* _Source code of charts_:
◇ ◇ ◇ ◇ ◇
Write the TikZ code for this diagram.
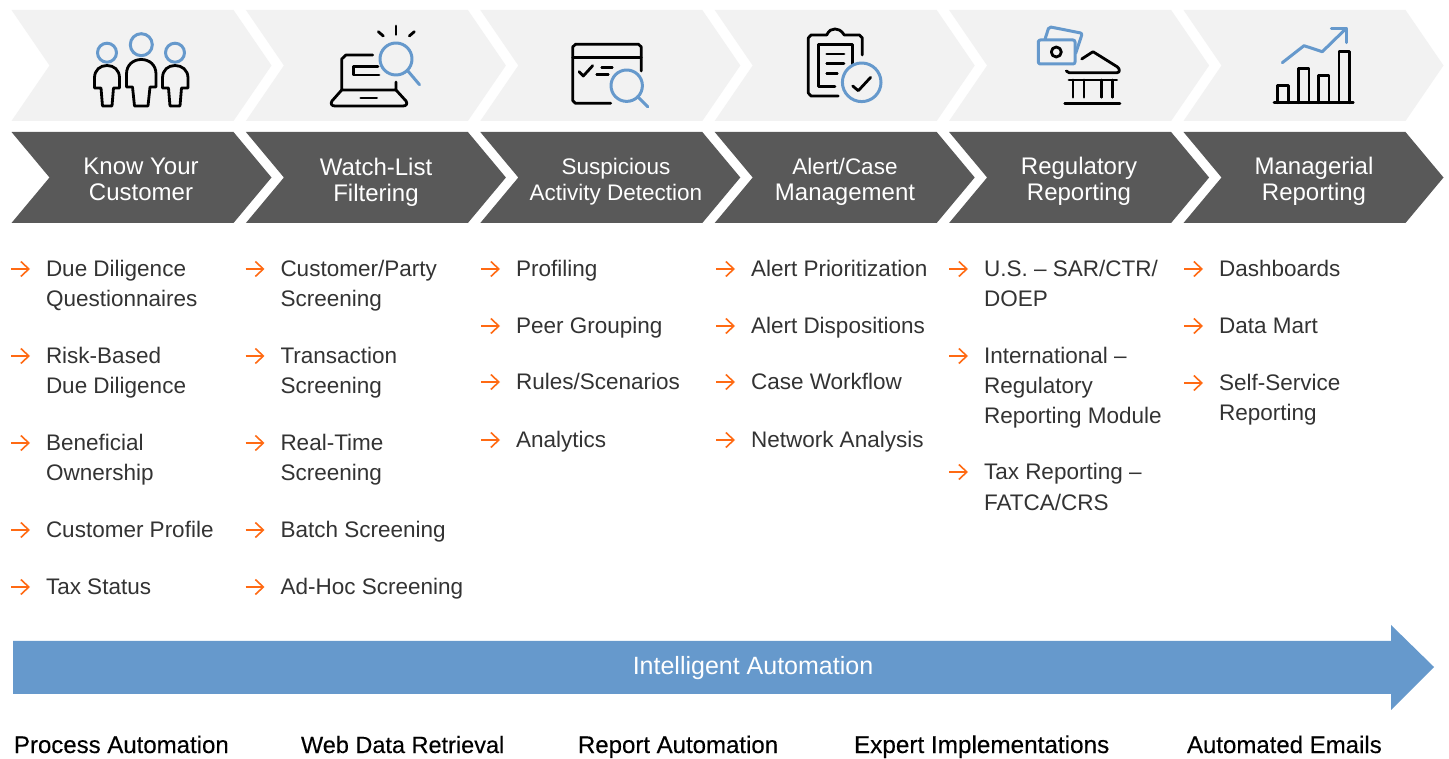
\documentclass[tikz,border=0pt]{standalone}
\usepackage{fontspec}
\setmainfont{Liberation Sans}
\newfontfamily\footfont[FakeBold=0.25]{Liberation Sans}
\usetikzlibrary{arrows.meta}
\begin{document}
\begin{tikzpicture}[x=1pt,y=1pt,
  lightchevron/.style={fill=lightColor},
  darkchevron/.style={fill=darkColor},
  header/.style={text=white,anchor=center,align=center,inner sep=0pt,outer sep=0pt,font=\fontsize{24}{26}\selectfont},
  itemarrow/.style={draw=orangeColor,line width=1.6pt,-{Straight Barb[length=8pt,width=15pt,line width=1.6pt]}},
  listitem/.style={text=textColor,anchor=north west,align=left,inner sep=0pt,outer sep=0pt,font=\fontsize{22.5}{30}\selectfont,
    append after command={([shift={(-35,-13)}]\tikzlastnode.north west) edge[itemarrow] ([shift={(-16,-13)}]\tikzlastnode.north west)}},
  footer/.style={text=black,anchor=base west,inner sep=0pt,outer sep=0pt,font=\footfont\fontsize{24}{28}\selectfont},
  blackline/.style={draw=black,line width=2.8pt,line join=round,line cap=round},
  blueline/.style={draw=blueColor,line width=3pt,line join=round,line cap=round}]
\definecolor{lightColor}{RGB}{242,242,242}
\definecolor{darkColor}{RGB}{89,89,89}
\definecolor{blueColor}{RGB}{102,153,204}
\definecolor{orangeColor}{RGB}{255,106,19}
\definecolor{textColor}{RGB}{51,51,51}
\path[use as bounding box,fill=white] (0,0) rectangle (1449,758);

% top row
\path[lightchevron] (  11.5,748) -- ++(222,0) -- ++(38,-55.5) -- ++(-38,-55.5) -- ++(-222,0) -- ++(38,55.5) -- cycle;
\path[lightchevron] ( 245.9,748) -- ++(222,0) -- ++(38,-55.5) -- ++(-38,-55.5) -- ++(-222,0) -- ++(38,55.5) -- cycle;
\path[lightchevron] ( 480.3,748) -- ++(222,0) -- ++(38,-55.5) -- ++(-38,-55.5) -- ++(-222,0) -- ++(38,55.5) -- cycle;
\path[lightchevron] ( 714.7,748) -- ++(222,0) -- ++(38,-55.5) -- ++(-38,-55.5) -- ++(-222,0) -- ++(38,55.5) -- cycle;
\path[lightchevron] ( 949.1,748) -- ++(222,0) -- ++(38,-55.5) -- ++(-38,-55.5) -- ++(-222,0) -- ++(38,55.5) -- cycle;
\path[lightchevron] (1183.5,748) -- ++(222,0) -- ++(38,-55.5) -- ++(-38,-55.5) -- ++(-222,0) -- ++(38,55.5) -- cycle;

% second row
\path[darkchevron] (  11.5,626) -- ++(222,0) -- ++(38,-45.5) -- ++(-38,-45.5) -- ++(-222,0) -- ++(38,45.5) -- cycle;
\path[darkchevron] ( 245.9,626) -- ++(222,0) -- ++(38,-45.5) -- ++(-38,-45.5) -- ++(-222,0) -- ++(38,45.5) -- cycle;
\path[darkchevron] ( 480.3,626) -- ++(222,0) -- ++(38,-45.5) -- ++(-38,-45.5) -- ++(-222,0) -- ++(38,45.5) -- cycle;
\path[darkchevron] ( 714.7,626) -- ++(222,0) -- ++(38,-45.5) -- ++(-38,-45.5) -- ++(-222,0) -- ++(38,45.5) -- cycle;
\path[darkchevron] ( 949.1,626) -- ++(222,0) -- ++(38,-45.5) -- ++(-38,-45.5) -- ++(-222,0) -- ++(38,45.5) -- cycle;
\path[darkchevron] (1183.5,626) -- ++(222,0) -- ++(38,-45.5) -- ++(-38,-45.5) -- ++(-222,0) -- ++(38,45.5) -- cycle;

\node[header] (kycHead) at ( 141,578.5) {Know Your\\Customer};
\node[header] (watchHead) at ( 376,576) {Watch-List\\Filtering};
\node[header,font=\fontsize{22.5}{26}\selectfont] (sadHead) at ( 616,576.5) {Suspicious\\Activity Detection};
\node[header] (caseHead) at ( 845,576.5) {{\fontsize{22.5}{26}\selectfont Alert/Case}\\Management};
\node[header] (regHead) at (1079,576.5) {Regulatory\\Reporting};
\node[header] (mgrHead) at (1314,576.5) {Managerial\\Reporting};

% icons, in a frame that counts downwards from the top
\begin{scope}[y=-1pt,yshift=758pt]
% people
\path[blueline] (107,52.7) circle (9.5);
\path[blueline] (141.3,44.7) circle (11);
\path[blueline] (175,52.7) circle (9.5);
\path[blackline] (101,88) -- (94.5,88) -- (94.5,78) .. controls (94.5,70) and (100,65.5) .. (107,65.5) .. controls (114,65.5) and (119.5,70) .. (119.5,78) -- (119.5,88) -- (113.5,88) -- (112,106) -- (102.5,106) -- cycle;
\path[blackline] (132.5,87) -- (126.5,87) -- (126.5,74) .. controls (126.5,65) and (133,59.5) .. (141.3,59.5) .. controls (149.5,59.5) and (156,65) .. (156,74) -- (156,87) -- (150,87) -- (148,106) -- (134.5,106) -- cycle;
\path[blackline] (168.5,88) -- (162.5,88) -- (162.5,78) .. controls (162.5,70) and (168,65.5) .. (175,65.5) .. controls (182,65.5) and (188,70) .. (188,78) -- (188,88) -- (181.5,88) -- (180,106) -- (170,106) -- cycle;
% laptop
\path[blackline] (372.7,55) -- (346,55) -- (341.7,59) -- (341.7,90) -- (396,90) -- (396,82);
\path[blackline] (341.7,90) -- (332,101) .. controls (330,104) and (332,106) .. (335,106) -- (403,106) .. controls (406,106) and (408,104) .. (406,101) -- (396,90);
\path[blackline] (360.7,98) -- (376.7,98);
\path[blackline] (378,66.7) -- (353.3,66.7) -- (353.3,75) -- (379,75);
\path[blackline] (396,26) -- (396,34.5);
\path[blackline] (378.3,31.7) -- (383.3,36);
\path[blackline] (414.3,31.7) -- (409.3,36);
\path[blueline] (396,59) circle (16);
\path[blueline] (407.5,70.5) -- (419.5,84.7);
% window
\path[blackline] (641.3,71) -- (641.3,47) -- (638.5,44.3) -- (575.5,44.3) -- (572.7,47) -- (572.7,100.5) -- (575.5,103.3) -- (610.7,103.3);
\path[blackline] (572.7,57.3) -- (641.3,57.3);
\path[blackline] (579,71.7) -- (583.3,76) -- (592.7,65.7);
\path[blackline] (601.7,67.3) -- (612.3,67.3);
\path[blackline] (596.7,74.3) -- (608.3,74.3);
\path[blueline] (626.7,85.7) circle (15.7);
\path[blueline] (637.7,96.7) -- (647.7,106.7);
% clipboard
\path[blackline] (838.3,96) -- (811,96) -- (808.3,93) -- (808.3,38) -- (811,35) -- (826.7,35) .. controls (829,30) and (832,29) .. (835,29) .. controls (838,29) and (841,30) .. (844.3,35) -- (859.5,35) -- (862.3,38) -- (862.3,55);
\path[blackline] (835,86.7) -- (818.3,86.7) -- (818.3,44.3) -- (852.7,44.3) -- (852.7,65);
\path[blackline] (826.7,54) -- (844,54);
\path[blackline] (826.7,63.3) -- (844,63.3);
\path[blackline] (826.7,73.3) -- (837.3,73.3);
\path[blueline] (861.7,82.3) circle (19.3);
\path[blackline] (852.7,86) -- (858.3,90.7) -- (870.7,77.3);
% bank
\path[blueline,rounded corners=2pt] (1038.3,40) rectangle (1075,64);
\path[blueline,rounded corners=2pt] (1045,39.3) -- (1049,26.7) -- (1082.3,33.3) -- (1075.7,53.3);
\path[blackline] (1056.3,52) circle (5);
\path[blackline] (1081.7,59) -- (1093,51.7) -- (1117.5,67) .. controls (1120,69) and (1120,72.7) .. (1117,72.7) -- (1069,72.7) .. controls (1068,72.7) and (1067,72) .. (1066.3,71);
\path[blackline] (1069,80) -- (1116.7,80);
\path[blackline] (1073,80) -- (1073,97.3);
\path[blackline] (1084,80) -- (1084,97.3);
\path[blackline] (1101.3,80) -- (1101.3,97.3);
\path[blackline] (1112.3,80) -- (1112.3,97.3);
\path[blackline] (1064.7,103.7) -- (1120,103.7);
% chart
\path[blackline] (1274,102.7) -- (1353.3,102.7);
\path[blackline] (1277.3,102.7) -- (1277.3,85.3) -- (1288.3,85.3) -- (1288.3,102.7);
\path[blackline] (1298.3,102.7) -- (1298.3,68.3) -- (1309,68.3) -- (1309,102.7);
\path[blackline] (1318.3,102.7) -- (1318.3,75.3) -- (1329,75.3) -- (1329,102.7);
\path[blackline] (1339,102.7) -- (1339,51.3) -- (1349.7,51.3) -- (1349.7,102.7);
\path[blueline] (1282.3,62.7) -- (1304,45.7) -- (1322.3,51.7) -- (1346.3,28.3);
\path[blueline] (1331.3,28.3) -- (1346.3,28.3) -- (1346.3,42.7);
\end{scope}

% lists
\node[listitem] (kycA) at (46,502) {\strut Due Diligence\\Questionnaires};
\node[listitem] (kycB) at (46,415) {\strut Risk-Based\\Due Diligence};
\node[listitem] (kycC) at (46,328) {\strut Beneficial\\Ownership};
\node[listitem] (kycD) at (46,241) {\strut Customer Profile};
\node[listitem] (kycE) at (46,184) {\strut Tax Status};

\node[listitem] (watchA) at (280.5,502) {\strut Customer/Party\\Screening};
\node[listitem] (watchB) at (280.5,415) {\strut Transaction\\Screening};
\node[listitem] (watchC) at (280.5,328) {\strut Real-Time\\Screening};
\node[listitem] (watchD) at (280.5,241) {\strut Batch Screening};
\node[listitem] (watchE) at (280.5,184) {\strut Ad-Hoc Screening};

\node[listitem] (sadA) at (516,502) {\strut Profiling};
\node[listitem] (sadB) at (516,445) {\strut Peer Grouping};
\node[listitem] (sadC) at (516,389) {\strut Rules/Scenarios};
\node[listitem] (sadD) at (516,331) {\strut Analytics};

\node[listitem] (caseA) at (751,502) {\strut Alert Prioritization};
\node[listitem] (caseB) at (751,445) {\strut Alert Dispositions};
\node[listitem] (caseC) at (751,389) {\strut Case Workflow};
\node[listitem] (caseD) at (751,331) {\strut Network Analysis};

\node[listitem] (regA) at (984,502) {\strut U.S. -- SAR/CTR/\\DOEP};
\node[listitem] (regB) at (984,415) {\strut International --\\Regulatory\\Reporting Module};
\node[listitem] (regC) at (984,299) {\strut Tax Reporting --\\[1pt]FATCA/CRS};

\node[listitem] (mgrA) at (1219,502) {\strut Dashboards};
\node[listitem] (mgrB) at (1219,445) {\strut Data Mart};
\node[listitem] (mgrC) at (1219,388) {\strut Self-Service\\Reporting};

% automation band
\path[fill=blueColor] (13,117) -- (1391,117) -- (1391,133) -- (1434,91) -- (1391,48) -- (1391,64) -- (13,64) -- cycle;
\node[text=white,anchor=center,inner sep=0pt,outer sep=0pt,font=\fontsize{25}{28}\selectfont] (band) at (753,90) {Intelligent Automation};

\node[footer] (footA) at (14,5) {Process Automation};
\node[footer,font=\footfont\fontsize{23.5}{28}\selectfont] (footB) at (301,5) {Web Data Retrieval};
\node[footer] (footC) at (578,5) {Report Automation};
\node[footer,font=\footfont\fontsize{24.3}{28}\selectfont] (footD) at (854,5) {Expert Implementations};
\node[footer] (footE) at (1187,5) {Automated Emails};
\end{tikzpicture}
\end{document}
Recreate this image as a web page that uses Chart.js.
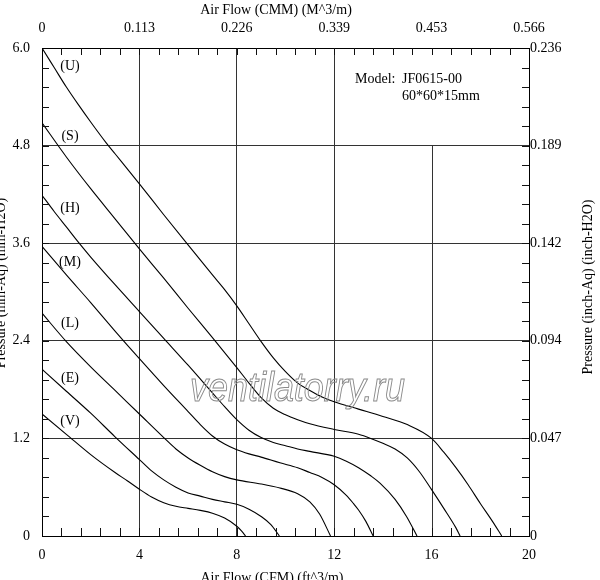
◇ ◇ ◇ ◇ ◇
* _WRITTEN INSTRUCTION_: Leave out the pictures and repeat the lines from the start of the material through the line with "(0,0) rectangle (1449,758);", inclusive.

* _FINISHED ANSWER_:
Write the TikZ code for this diagram.
\documentclass[tikz,border=0pt]{standalone}
\usepackage{fontspec}
\setmainfont{Liberation Sans}
\newfontfamily\footfont[FakeBold=0.25]{Liberation Sans}
\usetikzlibrary{arrows.meta}
\begin{document}
\begin{tikzpicture}[x=1pt,y=1pt,
  lightchevron/.style={fill=lightColor},
  darkchevron/.style={fill=darkColor},
  header/.style={text=white,anchor=center,align=center,inner sep=0pt,outer sep=0pt,font=\fontsize{24}{26}\selectfont},
  itemarrow/.style={draw=orangeColor,line width=1.6pt,-{Straight Barb[length=8pt,width=15pt,line width=1.6pt]}},
  listitem/.style={text=textColor,anchor=north west,align=left,inner sep=0pt,outer sep=0pt,font=\fontsize{22.5}{30}\selectfont,
    append after command={([shift={(-35,-13)}]\tikzlastnode.north west) edge[itemarrow] ([shift={(-16,-13)}]\tikzlastnode.north west)}},
  footer/.style={text=black,anchor=base west,inner sep=0pt,outer sep=0pt,font=\footfont\fontsize{24}{28}\selectfont},
  blackline/.style={draw=black,line width=2.8pt,line join=round,line cap=round},
  blueline/.style={draw=blueColor,line width=3pt,line join=round,line cap=round}]
\definecolor{lightColor}{RGB}{242,242,242}
\definecolor{darkColor}{RGB}{89,89,89}
\definecolor{blueColor}{RGB}{102,153,204}
\definecolor{orangeColor}{RGB}{255,106,19}
\definecolor{textColor}{RGB}{51,51,51}
\path[use as bounding box,fill=white] (0,0) rectangle (1449,758);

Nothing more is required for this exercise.